Alberta Health Services contact tracers, self-described disease detectives
Prior to COVID-19, contact tracers such as Angela Jacobs, associate manager of notifiable disease for AHS, investigated viruses like measles or whooping cough. While a global pandemic was always possible, no one anticipated having to deal with one.
The importance of contact tracing, which can be as simple as a couple of phone calls, or complex enough to require an entire team of investigators, has increased along with the number of tests conducted. Alberta has one of the highest testing rates in the country, and has been adding to their contact tracing team since April, in order to keep pace. By the end of September, the province will have more than 1,000 active tracers.

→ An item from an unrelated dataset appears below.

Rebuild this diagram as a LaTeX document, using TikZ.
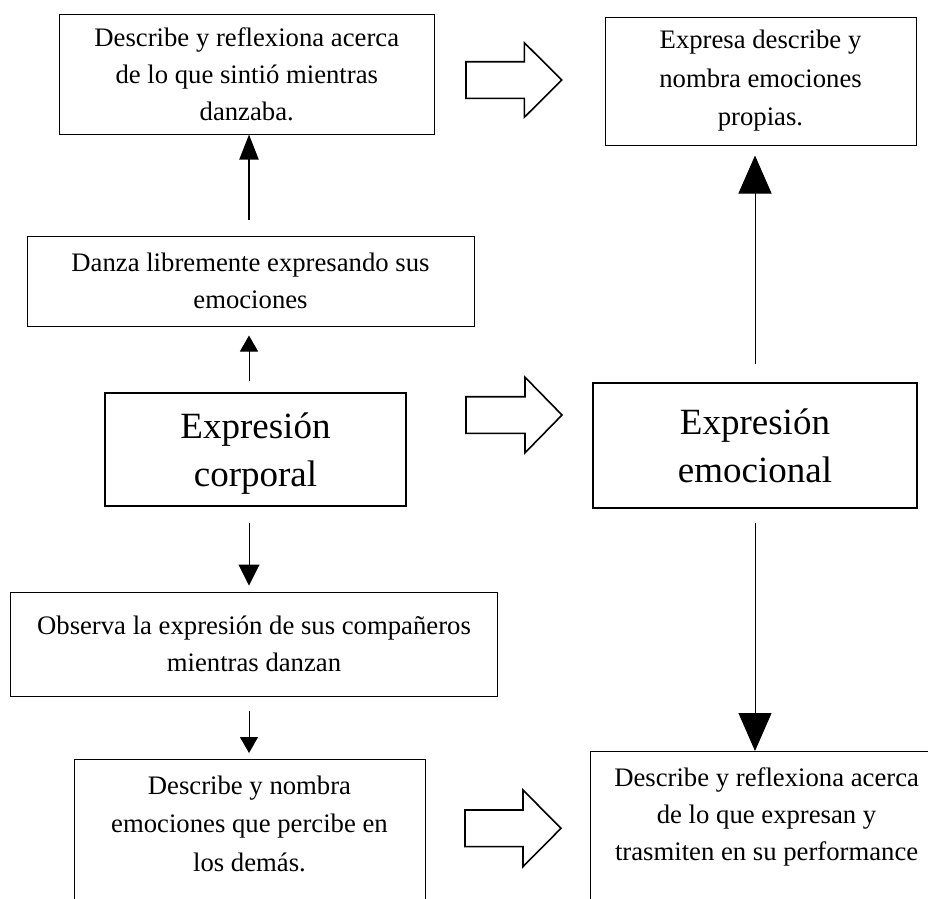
\documentclass[tikz,border=0pt]{standalone}
\usepackage{fontspec}
\setmainfont{Liberation Serif}
\usetikzlibrary{arrows.meta}

\tikzset{
  caja/.style={draw, line width=1pt, align=center, inner sep=0pt,
    font=\fontsize{26.7}{37}\selectfont},
  interlineado/.style={font=\fontsize{26.7}{38.5}\selectfont},
  cajagruesa/.style={caja, line width=2pt, text depth=0pt,
    font=\fontsize{37}{48}\selectfont},
  cajaabierta/.style={caja, anchor=north, inner ysep=16pt, text depth=120pt},
  bloque/.style={draw, line width=1.6pt, fill=white},
  flechamedia/.style={-{Triangle[length=25pt,width=19pt]}, line width=2pt},
  flechachica/.style={-{Triangle[length=16pt,width=18pt]}, line width=1pt},
  flechagrande/.style={-{Triangle[length=38pt,width=33pt]}, line width=1pt},
}

\begin{document}
\begin{tikzpicture}[x=1pt, y=-1pt]
        \useasboundingbox (0,0) rectangle (928,898);
        \clip (0,0) rectangle (928,898);
        \coordinate (ejeizq) at (249,0);

        % Cajas izquierda
        \node[caja, minimum width=374.5pt, minimum height=120pt] (sintio) at (246.75,74)
            {Describe y reflexiona acerca\\de lo que sintió mientras\\danzaba.};
        \node[caja, minimum width=447pt, minimum height=90pt] (danza) at (250.5,281)
            {Danza libremente expresando sus\\emociones};
        \node[cajagruesa, minimum width=301pt, minimum height=113.3pt] (corporal) at (255.5,449.3)
            {Expresión\\corporal};
        \node[caja, minimum width=486.5pt, minimum height=104pt] (observa) at (254,644)
            {Observa la expresión de sus compañeros\\mientras danzan};
        \node[cajaabierta, interlineado, minimum width=351pt] (percibe) at (249.5,759)
            {Describe y nombra\\emociones que percibe en\\los demás.};

        % Cajas derecha
        \node[caja, interlineado, minimum width=311pt, minimum height=128pt] (propias) at (760.5,81)
            {Expresa describe y\\nombra emociones\\propias.};
        \node[cajagruesa, minimum width=324.6pt, minimum height=125.6pt] (emocional) at (755,445.5)
            {Expresión\\emocional};
        \node[cajaabierta, minimum width=353pt] (performance) at (766.6,751)
            {Describe y reflexiona acerca\\de lo que expresan y\\trasmiten en su performance};

        % Flechas de bloque
        \draw[bloque, shift={(466,80)}] (0,-18.3) -- (58.3,-18.3) -- (58.3,-37.3) -- (95.7,0) -- (58.3,37.3) -- (58.3,18.3) -- (0,18.3) -- cycle;
        \draw[bloque, shift={(466,415)}] (0,-18.3) -- (59,-18.3) -- (59,-37.8) -- (96,0) -- (59,37.8) -- (59,18.3) -- (0,18.3) -- cycle;
        \draw[bloque, shift={(465,828.3)}] (0,-18.3) -- (58,-18.3) -- (58,-38.3) -- (96,0) -- (58,38.3) -- (58,18.3) -- (0,18.3) -- cycle;

        % Flechas izquierda
        \draw[flechamedia, shorten <=16pt] (ejeizq |- danza.north) -- (ejeizq |- sintio.south);
        \draw[flechachica, shorten <=11pt, shorten >=9pt] (ejeizq |- corporal.north) -- (ejeizq |- danza.south);
        \draw[-{Triangle[length=21pt,width=21pt]}, line width=1pt, shorten <=15.7pt, shorten >=6pt] (ejeizq |- corporal.south) -- (ejeizq |- observa.north);
        \draw[flechachica, shorten <=14pt, shorten >=6pt] (ejeizq |- observa.south) -- (ejeizq |- percibe.north);

        % Flechas derecha
        \draw[flechagrande, shorten <=17.7pt, shorten >=10pt] (emocional.north) -- (emocional.north |- propias.south);
        \draw[flechagrande, shorten <=13.4pt] (emocional.south) -- (emocional.south |- performance.north);
    \end{tikzpicture}
\end{document}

“What we’re doing is solving a mystery,” Jacobs told Fort McMurray Today. “(We’re) hunting down clues. We actually call ourselves disease detectives.”
Investigators are only one part of the tracing team, as it takes multiple team members anywhere from 24 to 48 hours to reach everyone involved in a single case. Handling outbreaks at large sites such as meat packing plants can be much more complex, as are cases that arise from social gatherings.
“It kind of goes out like a spider’s web. We call it our social webs,” Jacobs said. “Usually, it’s following threads, following trails and really relying on the public and the people we’re talking to. For the most part, Albertans have been really awesome working with us.”